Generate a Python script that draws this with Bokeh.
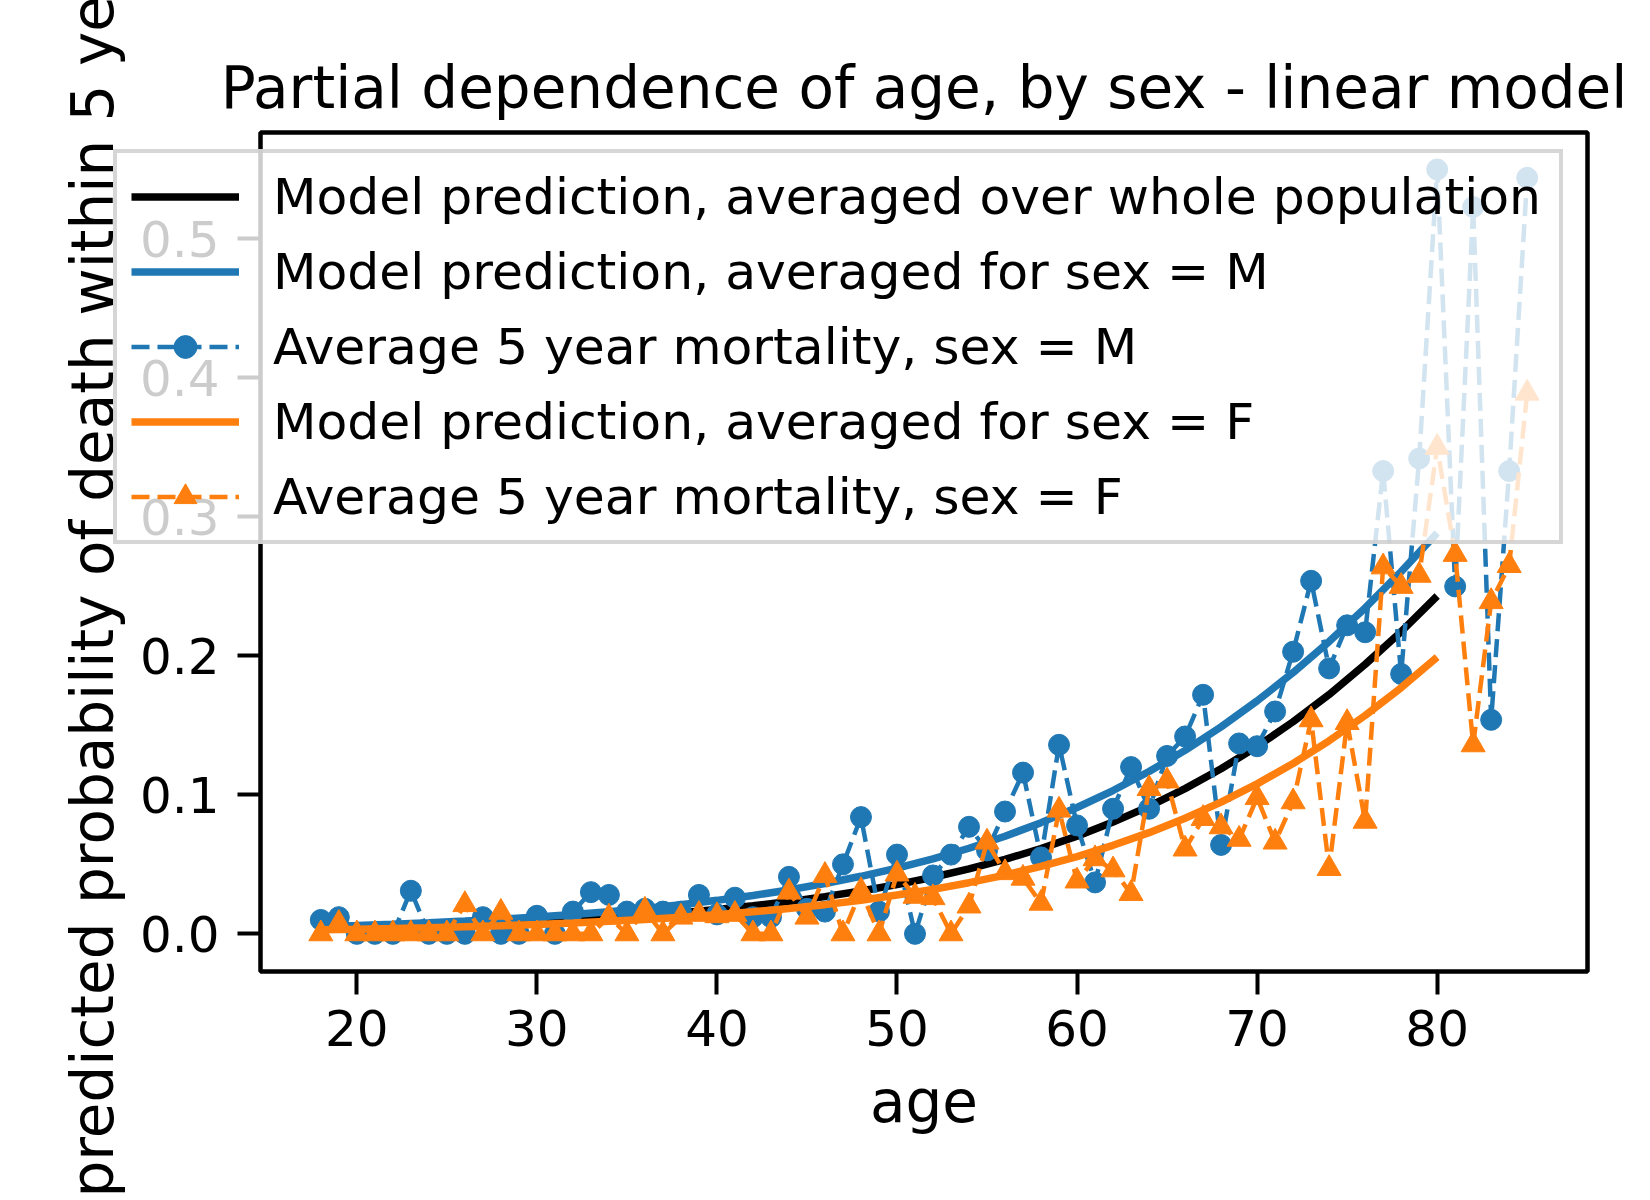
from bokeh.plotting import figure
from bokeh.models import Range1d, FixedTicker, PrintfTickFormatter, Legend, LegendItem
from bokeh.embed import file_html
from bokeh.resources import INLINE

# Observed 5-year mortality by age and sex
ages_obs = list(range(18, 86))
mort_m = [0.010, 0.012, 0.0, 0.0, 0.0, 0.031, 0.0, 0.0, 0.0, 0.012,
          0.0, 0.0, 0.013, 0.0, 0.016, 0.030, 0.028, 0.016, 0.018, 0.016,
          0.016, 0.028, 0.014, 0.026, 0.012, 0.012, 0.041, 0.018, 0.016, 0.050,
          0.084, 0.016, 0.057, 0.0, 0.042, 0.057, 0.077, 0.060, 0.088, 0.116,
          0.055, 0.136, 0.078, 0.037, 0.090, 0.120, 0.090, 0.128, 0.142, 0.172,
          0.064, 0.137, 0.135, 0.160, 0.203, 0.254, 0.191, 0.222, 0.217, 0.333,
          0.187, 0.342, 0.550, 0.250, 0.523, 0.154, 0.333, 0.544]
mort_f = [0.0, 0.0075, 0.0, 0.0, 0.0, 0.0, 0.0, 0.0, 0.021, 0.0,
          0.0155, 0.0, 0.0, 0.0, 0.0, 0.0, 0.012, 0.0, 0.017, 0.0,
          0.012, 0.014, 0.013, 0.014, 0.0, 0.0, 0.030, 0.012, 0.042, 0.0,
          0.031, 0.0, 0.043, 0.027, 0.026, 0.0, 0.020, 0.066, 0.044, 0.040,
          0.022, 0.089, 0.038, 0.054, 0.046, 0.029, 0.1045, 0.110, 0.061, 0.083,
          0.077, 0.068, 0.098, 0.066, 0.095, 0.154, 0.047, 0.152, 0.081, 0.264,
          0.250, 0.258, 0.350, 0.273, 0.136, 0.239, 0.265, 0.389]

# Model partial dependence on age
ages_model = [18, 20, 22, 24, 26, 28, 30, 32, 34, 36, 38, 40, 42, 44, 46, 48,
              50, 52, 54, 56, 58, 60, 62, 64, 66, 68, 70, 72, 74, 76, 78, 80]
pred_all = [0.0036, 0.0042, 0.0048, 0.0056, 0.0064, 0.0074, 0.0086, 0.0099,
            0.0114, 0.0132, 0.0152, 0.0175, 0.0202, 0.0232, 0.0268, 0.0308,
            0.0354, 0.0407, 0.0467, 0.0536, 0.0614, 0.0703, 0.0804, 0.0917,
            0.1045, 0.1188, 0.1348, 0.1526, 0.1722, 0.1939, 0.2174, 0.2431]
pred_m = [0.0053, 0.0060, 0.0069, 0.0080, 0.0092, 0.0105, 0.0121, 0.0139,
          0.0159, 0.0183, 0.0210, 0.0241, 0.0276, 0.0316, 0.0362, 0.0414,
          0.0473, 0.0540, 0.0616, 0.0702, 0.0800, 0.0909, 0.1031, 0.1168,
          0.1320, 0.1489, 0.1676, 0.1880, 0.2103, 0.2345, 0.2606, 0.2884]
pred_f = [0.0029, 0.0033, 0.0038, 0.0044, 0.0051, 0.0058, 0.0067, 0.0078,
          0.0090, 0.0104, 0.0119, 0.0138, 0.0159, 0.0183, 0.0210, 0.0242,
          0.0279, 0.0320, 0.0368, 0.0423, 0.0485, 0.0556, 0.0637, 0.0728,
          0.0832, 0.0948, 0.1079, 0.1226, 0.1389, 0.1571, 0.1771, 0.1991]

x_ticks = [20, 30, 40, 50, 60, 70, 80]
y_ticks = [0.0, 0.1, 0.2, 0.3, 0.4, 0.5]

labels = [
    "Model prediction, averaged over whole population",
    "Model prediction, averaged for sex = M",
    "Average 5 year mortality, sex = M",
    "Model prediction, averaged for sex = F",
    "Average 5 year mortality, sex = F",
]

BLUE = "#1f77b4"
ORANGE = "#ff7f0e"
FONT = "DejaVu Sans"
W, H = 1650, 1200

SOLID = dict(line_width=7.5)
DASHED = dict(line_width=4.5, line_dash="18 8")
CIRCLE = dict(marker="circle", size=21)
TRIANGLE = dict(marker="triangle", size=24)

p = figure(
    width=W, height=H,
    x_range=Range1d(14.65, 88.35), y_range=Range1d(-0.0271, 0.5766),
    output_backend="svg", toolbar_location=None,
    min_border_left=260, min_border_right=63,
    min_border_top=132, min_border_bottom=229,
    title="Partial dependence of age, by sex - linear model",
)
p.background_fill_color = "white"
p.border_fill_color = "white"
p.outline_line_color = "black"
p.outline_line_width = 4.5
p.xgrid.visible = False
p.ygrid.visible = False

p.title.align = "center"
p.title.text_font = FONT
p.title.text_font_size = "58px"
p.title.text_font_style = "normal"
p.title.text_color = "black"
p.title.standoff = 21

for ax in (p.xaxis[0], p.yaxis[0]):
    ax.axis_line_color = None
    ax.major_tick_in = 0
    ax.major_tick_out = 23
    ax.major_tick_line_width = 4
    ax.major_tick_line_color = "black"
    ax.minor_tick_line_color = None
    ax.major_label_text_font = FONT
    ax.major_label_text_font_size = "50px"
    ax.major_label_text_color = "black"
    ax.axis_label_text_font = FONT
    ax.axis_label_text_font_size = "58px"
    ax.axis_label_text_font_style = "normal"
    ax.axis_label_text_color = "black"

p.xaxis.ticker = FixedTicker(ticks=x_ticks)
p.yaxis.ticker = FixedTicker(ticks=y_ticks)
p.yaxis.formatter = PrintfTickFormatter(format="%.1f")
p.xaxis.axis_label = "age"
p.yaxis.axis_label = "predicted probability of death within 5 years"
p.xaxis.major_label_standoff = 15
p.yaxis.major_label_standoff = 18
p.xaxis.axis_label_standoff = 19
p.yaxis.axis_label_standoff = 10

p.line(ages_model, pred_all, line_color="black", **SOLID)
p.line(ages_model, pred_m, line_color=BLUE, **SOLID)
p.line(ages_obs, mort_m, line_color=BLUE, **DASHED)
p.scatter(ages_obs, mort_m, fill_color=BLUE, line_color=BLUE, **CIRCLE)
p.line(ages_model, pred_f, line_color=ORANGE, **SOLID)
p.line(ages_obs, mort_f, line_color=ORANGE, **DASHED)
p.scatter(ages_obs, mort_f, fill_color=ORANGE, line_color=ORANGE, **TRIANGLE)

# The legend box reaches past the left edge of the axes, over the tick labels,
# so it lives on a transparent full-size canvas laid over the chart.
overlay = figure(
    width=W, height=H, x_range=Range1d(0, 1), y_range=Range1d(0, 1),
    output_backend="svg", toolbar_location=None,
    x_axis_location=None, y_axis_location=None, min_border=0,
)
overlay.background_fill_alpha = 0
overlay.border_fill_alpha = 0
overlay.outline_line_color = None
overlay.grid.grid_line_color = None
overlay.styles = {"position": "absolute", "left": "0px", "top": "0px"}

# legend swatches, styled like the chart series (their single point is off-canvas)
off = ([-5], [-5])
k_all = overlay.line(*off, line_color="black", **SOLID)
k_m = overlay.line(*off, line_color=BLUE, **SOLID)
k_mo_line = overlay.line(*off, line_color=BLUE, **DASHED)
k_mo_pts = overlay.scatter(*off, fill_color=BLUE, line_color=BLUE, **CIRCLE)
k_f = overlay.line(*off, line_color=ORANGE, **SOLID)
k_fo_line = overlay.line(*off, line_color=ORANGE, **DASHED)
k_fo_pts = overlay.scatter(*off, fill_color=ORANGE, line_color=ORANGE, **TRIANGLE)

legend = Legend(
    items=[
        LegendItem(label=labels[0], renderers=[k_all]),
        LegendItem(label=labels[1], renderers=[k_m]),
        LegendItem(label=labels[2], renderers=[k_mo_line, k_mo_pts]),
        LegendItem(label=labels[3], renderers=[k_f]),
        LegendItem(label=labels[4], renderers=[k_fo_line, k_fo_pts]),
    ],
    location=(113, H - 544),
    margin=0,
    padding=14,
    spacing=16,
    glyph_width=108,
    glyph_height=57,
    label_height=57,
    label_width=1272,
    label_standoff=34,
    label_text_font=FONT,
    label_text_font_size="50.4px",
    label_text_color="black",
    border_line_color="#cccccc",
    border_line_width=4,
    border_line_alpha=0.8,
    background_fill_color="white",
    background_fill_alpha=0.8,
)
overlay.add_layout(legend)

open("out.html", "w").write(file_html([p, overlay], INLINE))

- [SET TASK]
Leave the pictures out and reproduce exactly the lines from the top of the listing above through the line with "0.250, 0.258, 0.350, 0.273, 0.136, 0.239, 0.265, 0.389]".

- [TASK ANSWER]
Generate a Python script that draws this with Bokeh.
from bokeh.plotting import figure
from bokeh.models import Range1d, FixedTicker, PrintfTickFormatter, Legend, LegendItem
from bokeh.embed import file_html
from bokeh.resources import INLINE

# Observed 5-year mortality by age and sex
ages_obs = list(range(18, 86))
mort_m = [0.010, 0.012, 0.0, 0.0, 0.0, 0.031, 0.0, 0.0, 0.0, 0.012,
          0.0, 0.0, 0.013, 0.0, 0.016, 0.030, 0.028, 0.016, 0.018, 0.016,
          0.016, 0.028, 0.014, 0.026, 0.012, 0.012, 0.041, 0.018, 0.016, 0.050,
          0.084, 0.016, 0.057, 0.0, 0.042, 0.057, 0.077, 0.060, 0.088, 0.116,
          0.055, 0.136, 0.078, 0.037, 0.090, 0.120, 0.090, 0.128, 0.142, 0.172,
          0.064, 0.137, 0.135, 0.160, 0.203, 0.254, 0.191, 0.222, 0.217, 0.333,
          0.187, 0.342, 0.550, 0.250, 0.523, 0.154, 0.333, 0.544]
mort_f = [0.0, 0.0075, 0.0, 0.0, 0.0, 0.0, 0.0, 0.0, 0.021, 0.0,
          0.0155, 0.0, 0.0, 0.0, 0.0, 0.0, 0.012, 0.0, 0.017, 0.0,
          0.012, 0.014, 0.013, 0.014, 0.0, 0.0, 0.030, 0.012, 0.042, 0.0,
          0.031, 0.0, 0.043, 0.027, 0.026, 0.0, 0.020, 0.066, 0.044, 0.040,
          0.022, 0.089, 0.038, 0.054, 0.046, 0.029, 0.1045, 0.110, 0.061, 0.083,
          0.077, 0.068, 0.098, 0.066, 0.095, 0.154, 0.047, 0.152, 0.081, 0.264,
          0.250, 0.258, 0.350, 0.273, 0.136, 0.239, 0.265, 0.389]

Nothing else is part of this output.